Information provided

########

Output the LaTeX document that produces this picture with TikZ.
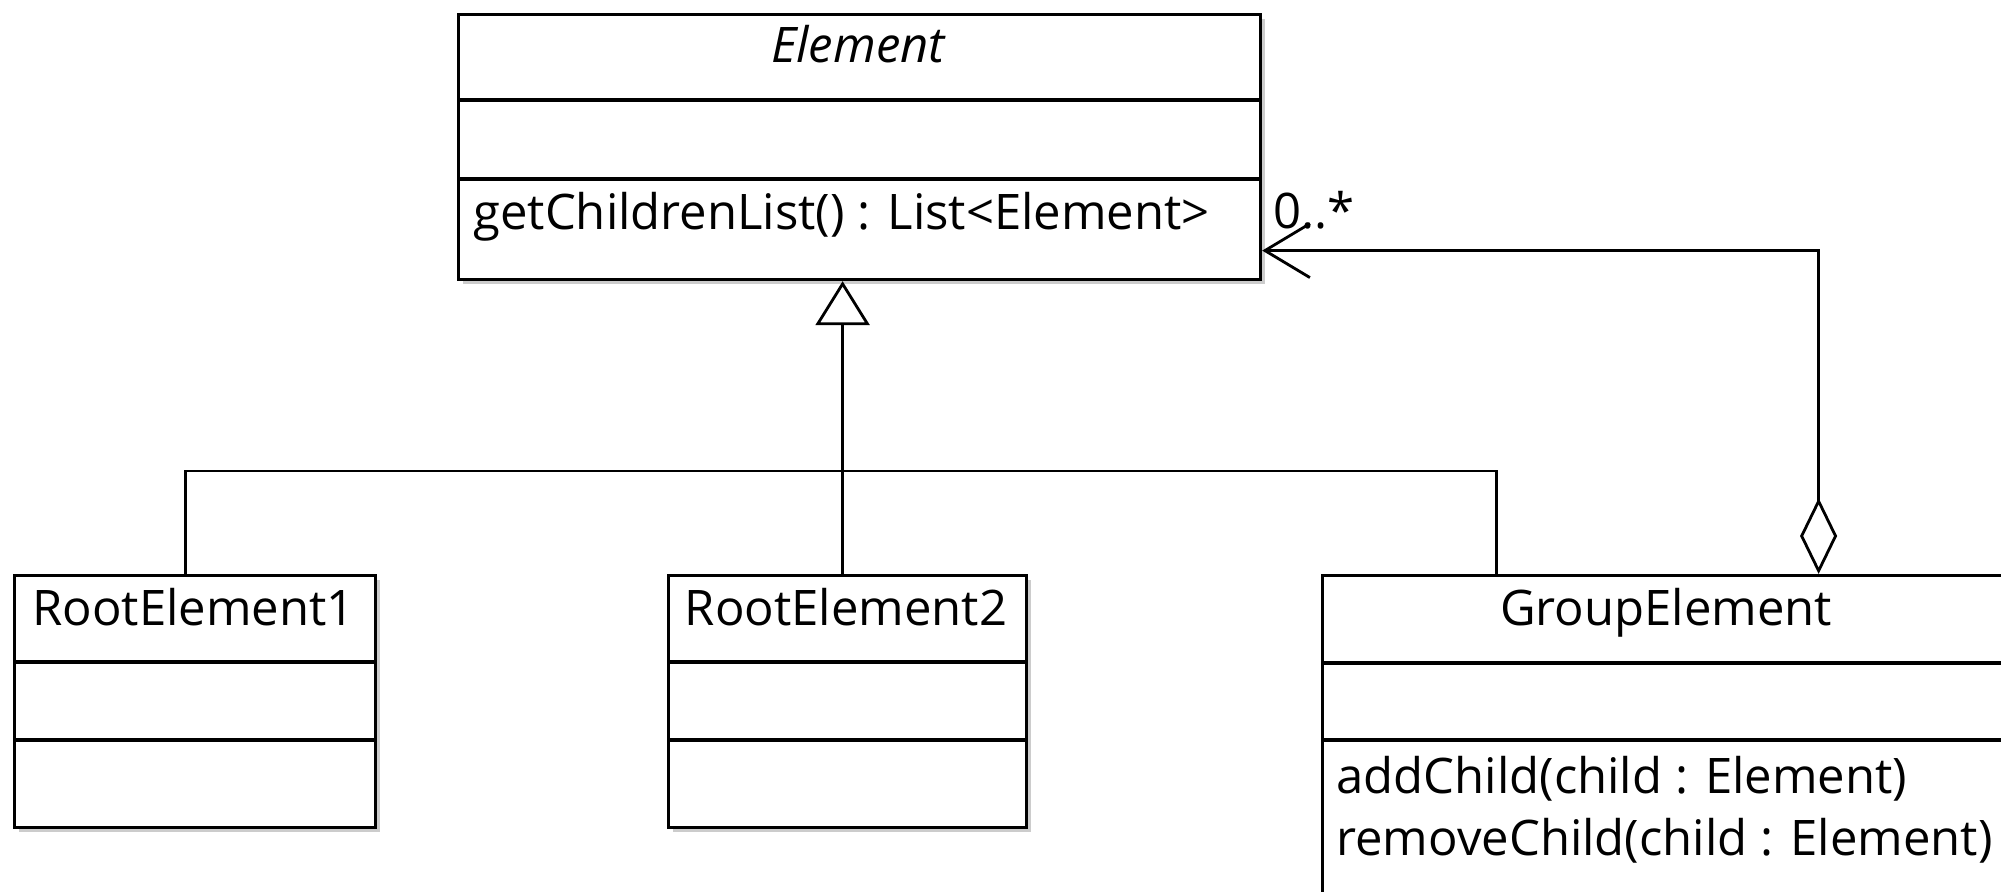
\documentclass[tikz,border=0pt]{standalone}
\usepackage{fontspec}
\setmainfont{Open Sans}
\usetikzlibrary{arrows.meta,shadows}
\begin{document}
\begin{tikzpicture}[x=0.5pt,y=-0.5pt,
  cls/.style={draw, line width=1.6pt, fill=white, rectangle, inner sep=0pt, anchor=north west,
    drop shadow={shadow xshift=2pt, shadow yshift=-2pt, fill=black, opacity=0.2}},
  lbl/.style={inner sep=0pt, font=\fontsize{24.5}{29}\selectfont},
  conn/.style={line width=1.4pt},
  divider/.style={line width=1.6pt}]
\useasboundingbox (0,0) rectangle (2001,892);
\clip (0,0) rectangle (2001,892);
% classes
\node[cls, minimum width=401pt, minimum height=132.5pt] (elem) at (457,13) {};
\node[cls, minimum width=180.5pt, minimum height=126pt] (r1) at (13,574) {};
\node[cls, minimum width=179pt, minimum height=126pt] (r2) at (667,574) {};
\node[cls, minimum width=345pt, minimum height=200pt] (grp) at (1321,574) {};
% dividers
\draw[divider] (elem.west |- 0,100) -- (elem.east |- 0,100);
\draw[divider] (elem.west |- 0,179) -- (elem.east |- 0,179);
\draw[divider] (r1.west |- 0,662) -- (r1.east |- 0,662);
\draw[divider] (r1.west |- 0,740) -- (r1.east |- 0,740);
\draw[divider] (r2.west |- 0,662) -- (r2.east |- 0,662);
\draw[divider] (r2.west |- 0,740) -- (r2.east |- 0,740);
\draw[divider] (grp.west |- 0,663) -- (grp.east |- 0,663);
\draw[divider] (grp.west |- 0,740) -- (grp.east |- 0,740);
% texts
\node[lbl, anchor=base] (t-elem) at (858,63) {\itshape Element};
\node[lbl, anchor=base west] (t-get) at (473,230) {getChildrenList() : List<Element>};
\node[lbl, anchor=base] (t-r1) at (193.5,625) {RootElement1};
\node[lbl, anchor=base] (t-r2) at (846,625) {RootElement2};
\node[lbl, anchor=base] (t-grp) at (1666,625) {GroupElement};
\node[lbl, anchor=base west] (t-add) at (1336,793) {addChild(child : Element)};
\node[lbl, anchor=base west] (t-rem) at (1336,855) {removeChild(child : Element)};
\node[lbl, anchor=base west] (t-mult) at (1273,229) {0..*};
% generalization
\coordinate (j) at (841,471);
\draw[conn] ([xshift=-4.75pt]r1.north) |- (j);
\draw[conn] ([xshift=-85.5pt]grp.north) |- (j);
\draw[conn, -{Triangle[open, length=22pt, width=27pt]}] ([xshift=-2.5pt]r2.north) -- ([xshift=-8.5pt]elem.south);
% aggregation
\draw[conn, {Diamond[open, length=38pt, width=18.5pt]}-{Straight Barb[length=22.5pt, width=27pt]}]
  ([xshift=75.5pt]grp.north) |- ([yshift=-51.75pt]elem.east);
\end{tikzpicture}
\end{document}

########

Written request
Copy every line of the data word for word, omitting the images.

Exercise output
Output the LaTeX document that produces this picture with TikZ.
\documentclass[tikz,border=0pt]{standalone}
\usepackage{fontspec}
\setmainfont{Open Sans}
\usetikzlibrary{arrows.meta,shadows}
\begin{document}
\begin{tikzpicture}[x=0.5pt,y=-0.5pt,
  cls/.style={draw, line width=1.6pt, fill=white, rectangle, inner sep=0pt, anchor=north west,
    drop shadow={shadow xshift=2pt, shadow yshift=-2pt, fill=black, opacity=0.2}},
  lbl/.style={inner sep=0pt, font=\fontsize{24.5}{29}\selectfont},
  conn/.style={line width=1.4pt},
  divider/.style={line width=1.6pt}]
\useasboundingbox (0,0) rectangle (2001,892);
\clip (0,0) rectangle (2001,892);
% classes
\node[cls, minimum width=401pt, minimum height=132.5pt] (elem) at (457,13) {};
\node[cls, minimum width=180.5pt, minimum height=126pt] (r1) at (13,574) {};
\node[cls, minimum width=179pt, minimum height=126pt] (r2) at (667,574) {};
\node[cls, minimum width=345pt, minimum height=200pt] (grp) at (1321,574) {};
% dividers
\draw[divider] (elem.west |- 0,100) -- (elem.east |- 0,100);
\draw[divider] (elem.west |- 0,179) -- (elem.east |- 0,179);
\draw[divider] (r1.west |- 0,662) -- (r1.east |- 0,662);
\draw[divider] (r1.west |- 0,740) -- (r1.east |- 0,740);
\draw[divider] (r2.west |- 0,662) -- (r2.east |- 0,662);
\draw[divider] (r2.west |- 0,740) -- (r2.east |- 0,740);
\draw[divider] (grp.west |- 0,663) -- (grp.east |- 0,663);
\draw[divider] (grp.west |- 0,740) -- (grp.east |- 0,740);
% texts
\node[lbl, anchor=base] (t-elem) at (858,63) {\itshape Element};
\node[lbl, anchor=base west] (t-get) at (473,230) {getChildrenList() : List<Element>};
\node[lbl, anchor=base] (t-r1) at (193.5,625) {RootElement1};
\node[lbl, anchor=base] (t-r2) at (846,625) {RootElement2};
\node[lbl, anchor=base] (t-grp) at (1666,625) {GroupElement};
\node[lbl, anchor=base west] (t-add) at (1336,793) {addChild(child : Element)};
\node[lbl, anchor=base west] (t-rem) at (1336,855) {removeChild(child : Element)};
\node[lbl, anchor=base west] (t-mult) at (1273,229) {0..*};
% generalization
\coordinate (j) at (841,471);
\draw[conn] ([xshift=-4.75pt]r1.north) |- (j);
\draw[conn] ([xshift=-85.5pt]grp.north) |- (j);
\draw[conn, -{Triangle[open, length=22pt, width=27pt]}] ([xshift=-2.5pt]r2.north) -- ([xshift=-8.5pt]elem.south);
% aggregation
\draw[conn, {Diamond[open, length=38pt, width=18.5pt]}-{Straight Barb[length=22.5pt, width=27pt]}]
  ([xshift=75.5pt]grp.north) |- ([yshift=-51.75pt]elem.east);
\end{tikzpicture}
\end{document}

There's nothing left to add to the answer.